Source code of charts
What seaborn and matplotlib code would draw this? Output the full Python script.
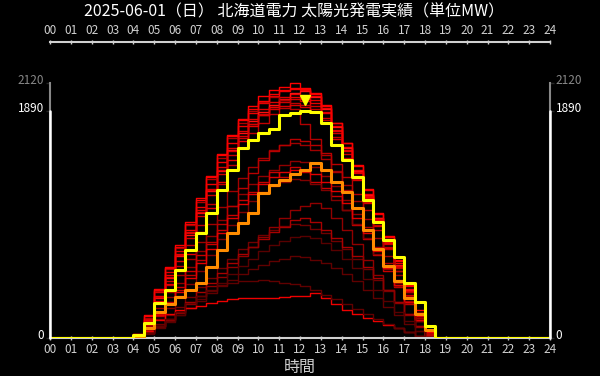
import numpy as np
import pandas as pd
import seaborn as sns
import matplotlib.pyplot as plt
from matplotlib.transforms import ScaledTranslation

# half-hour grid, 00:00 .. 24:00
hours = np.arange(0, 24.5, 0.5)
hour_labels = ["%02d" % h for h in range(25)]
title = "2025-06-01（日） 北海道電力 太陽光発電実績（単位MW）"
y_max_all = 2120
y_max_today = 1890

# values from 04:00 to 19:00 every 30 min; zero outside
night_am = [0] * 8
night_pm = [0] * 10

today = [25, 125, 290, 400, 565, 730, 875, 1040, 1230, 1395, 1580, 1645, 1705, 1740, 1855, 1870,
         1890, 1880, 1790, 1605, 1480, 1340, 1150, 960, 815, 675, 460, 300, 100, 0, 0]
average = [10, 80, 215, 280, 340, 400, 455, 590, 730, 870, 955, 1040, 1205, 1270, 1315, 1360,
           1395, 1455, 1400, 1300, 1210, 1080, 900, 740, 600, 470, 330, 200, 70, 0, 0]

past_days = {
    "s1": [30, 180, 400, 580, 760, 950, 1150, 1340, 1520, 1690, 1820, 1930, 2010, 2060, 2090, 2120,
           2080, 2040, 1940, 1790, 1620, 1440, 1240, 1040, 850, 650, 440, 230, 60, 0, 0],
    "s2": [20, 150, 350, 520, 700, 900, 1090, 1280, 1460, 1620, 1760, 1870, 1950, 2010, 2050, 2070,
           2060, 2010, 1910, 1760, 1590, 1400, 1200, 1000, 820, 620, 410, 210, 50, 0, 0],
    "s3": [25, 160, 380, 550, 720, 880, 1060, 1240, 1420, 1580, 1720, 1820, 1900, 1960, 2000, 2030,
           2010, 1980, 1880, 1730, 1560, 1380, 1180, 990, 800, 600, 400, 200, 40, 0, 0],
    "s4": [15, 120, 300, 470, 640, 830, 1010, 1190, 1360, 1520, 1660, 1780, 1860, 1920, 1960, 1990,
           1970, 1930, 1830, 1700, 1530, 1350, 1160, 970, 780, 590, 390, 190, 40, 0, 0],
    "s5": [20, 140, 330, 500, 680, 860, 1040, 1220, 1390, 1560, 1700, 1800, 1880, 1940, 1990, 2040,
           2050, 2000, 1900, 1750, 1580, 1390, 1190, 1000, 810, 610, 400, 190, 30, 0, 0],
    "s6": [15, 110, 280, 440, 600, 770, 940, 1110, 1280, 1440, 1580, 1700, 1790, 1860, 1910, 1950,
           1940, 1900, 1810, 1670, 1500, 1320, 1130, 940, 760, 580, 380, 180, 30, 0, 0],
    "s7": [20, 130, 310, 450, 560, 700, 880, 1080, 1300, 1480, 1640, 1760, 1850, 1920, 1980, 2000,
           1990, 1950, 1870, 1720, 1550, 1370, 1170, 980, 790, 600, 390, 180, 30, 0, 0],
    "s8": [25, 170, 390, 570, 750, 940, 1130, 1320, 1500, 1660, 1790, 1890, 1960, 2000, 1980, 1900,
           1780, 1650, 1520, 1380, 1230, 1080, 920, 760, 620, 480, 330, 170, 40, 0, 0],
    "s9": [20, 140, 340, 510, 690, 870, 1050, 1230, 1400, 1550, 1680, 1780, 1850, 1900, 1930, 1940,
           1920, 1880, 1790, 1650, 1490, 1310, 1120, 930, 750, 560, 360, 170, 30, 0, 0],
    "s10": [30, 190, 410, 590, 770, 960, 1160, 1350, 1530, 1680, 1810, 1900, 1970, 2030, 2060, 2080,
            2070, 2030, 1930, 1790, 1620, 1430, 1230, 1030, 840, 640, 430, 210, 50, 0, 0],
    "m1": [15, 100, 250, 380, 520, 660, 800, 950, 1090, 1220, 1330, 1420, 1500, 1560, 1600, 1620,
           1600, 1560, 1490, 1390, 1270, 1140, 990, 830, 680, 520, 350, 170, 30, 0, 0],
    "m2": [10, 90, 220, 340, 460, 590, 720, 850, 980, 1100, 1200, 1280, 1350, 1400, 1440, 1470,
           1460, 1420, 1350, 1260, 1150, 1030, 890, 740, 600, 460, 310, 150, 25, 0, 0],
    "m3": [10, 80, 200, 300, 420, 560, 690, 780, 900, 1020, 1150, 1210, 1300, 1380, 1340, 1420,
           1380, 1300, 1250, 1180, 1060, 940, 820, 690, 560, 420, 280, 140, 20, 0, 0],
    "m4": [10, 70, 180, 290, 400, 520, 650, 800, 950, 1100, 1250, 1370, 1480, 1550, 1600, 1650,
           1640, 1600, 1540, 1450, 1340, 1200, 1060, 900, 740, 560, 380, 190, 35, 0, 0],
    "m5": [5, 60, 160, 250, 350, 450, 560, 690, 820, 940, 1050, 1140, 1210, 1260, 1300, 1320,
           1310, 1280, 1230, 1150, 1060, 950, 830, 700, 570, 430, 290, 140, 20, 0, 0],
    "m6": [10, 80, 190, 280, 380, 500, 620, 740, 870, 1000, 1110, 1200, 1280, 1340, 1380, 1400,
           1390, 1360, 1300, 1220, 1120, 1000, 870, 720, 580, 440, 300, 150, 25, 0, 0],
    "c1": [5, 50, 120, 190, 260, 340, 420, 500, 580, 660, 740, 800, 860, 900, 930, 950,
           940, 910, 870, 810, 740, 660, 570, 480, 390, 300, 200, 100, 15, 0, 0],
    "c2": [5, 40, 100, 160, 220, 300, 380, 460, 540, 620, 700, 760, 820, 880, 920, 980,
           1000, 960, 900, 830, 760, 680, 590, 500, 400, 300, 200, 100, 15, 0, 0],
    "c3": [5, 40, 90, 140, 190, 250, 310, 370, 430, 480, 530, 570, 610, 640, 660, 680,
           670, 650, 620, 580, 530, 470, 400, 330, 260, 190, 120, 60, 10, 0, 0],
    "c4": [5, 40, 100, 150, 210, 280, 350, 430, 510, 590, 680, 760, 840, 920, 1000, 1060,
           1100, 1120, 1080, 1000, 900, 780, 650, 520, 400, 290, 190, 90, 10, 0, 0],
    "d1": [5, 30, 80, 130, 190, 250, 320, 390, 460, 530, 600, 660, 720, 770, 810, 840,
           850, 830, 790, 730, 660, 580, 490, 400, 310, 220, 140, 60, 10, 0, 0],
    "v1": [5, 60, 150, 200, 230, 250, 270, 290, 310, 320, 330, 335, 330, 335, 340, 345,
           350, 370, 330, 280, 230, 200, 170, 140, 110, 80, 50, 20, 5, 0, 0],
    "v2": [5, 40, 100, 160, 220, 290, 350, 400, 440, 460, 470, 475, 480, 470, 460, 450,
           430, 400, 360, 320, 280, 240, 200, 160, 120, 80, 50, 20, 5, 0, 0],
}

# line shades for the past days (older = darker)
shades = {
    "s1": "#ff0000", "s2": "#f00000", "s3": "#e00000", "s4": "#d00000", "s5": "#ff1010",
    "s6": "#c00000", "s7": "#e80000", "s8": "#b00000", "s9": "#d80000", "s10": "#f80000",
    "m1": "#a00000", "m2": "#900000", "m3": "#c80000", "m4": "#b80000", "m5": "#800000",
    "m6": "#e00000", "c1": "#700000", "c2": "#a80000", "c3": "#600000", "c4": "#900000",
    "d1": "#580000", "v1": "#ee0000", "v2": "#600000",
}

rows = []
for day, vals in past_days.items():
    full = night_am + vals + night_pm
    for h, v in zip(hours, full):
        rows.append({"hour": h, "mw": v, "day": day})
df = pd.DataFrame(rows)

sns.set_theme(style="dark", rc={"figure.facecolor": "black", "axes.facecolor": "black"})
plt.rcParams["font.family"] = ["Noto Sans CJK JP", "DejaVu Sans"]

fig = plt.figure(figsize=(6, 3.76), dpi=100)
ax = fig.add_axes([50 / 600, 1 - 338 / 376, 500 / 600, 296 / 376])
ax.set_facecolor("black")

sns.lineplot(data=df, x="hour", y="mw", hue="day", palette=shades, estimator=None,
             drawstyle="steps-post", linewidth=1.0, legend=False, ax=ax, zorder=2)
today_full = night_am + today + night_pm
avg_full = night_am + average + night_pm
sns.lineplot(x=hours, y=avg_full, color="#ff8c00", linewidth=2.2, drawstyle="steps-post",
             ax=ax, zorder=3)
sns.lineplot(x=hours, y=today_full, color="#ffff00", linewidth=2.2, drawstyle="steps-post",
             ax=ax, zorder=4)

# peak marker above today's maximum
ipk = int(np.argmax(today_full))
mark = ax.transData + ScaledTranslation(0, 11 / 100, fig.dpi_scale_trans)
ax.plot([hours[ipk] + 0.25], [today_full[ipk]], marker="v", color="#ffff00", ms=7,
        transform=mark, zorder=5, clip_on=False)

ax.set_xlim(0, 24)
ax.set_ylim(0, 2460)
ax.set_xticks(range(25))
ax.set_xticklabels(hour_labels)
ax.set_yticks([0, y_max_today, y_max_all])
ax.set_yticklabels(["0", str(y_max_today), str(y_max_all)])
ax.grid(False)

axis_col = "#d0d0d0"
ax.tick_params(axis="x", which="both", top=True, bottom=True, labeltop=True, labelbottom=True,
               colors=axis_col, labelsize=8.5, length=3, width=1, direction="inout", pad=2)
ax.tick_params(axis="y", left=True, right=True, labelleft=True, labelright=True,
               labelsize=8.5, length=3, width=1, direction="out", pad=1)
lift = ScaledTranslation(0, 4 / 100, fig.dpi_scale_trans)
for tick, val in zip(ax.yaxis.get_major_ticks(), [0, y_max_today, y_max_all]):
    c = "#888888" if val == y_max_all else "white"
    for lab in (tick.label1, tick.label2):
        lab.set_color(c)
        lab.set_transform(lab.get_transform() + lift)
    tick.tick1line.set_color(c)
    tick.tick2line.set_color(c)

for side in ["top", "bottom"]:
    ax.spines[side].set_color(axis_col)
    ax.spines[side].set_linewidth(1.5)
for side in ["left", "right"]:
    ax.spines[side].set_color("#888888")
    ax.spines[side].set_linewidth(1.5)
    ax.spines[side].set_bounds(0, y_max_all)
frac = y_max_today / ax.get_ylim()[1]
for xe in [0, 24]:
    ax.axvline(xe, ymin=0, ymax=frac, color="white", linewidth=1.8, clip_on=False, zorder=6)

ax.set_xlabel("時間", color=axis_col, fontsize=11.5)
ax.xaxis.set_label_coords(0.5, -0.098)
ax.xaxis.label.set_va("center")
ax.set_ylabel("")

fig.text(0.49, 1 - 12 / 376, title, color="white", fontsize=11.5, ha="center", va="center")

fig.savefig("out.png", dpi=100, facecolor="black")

* * *

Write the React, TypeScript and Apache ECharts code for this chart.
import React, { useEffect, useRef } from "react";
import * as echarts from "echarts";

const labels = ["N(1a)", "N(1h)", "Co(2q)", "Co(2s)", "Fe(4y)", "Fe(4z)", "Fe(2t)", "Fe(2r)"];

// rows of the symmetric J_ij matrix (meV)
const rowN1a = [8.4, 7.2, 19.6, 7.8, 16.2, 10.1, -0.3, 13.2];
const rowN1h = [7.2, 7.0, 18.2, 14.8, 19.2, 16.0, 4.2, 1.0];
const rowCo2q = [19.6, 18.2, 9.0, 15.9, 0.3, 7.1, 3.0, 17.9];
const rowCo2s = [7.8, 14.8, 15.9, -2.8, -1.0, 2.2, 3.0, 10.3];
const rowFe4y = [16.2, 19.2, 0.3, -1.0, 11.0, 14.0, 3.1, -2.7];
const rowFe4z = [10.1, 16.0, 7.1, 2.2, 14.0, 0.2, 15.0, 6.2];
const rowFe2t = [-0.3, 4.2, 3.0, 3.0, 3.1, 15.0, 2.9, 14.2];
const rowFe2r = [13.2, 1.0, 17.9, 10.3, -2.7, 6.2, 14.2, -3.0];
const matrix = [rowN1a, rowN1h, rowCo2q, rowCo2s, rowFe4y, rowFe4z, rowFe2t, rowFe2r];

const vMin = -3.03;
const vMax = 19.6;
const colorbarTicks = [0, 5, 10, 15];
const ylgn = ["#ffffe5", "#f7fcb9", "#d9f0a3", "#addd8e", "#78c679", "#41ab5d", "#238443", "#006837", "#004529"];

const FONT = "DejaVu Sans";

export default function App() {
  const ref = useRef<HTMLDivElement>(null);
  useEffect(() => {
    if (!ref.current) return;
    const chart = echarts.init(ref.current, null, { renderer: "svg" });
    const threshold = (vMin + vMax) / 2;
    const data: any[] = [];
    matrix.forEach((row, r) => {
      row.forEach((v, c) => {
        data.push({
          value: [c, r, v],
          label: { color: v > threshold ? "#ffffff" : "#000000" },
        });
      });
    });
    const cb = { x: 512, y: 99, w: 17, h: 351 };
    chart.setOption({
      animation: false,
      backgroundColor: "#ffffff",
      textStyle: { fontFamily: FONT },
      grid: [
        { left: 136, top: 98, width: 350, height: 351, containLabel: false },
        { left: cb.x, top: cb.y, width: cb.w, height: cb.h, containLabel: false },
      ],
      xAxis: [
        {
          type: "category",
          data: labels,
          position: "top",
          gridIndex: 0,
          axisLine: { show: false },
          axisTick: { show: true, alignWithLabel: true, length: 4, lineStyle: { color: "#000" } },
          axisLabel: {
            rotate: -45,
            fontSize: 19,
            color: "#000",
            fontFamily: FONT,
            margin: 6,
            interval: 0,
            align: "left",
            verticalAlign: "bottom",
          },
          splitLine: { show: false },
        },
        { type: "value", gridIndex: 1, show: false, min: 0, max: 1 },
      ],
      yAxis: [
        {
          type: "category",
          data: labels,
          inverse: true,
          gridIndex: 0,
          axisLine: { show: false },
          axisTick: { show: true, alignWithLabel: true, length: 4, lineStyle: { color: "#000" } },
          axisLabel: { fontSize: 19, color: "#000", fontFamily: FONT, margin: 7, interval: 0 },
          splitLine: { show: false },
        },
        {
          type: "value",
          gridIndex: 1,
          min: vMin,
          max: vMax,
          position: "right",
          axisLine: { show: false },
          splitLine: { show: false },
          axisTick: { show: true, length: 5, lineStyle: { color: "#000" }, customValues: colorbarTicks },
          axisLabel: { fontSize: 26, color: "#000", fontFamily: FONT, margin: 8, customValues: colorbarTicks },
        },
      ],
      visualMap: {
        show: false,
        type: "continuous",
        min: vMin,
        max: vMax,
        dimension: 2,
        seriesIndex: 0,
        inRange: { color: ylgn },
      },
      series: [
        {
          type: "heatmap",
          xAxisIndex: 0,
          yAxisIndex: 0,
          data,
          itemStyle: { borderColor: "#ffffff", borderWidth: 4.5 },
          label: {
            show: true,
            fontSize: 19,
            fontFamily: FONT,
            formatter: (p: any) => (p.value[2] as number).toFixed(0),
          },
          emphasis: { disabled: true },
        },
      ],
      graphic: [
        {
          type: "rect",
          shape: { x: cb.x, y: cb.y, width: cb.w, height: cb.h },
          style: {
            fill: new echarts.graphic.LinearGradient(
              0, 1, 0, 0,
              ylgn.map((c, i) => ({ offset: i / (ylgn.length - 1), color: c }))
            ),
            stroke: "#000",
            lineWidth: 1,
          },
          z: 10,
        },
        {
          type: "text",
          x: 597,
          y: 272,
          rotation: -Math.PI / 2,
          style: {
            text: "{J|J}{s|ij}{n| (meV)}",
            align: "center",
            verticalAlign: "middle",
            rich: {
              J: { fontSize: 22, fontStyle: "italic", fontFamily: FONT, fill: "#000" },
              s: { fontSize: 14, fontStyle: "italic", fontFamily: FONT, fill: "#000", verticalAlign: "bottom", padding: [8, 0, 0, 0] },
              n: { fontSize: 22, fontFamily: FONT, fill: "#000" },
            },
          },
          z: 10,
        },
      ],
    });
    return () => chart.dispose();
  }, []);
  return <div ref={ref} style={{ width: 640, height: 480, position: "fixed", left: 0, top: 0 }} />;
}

• Request: Please quote only the span of lines whose first line contains "What seaborn and" and whose last line contains "night_pm = [0] * 10", leaving every picture out.

• Solved problem:
What seaborn and matplotlib code would draw this? Output the full Python script.
import numpy as np
import pandas as pd
import seaborn as sns
import matplotlib.pyplot as plt
from matplotlib.transforms import ScaledTranslation

# half-hour grid, 00:00 .. 24:00
hours = np.arange(0, 24.5, 0.5)
hour_labels = ["%02d" % h for h in range(25)]
title = "2025-06-01（日） 北海道電力 太陽光発電実績（単位MW）"
y_max_all = 2120
y_max_today = 1890

# values from 04:00 to 19:00 every 30 min; zero outside
night_am = [0] * 8
night_pm = [0] * 10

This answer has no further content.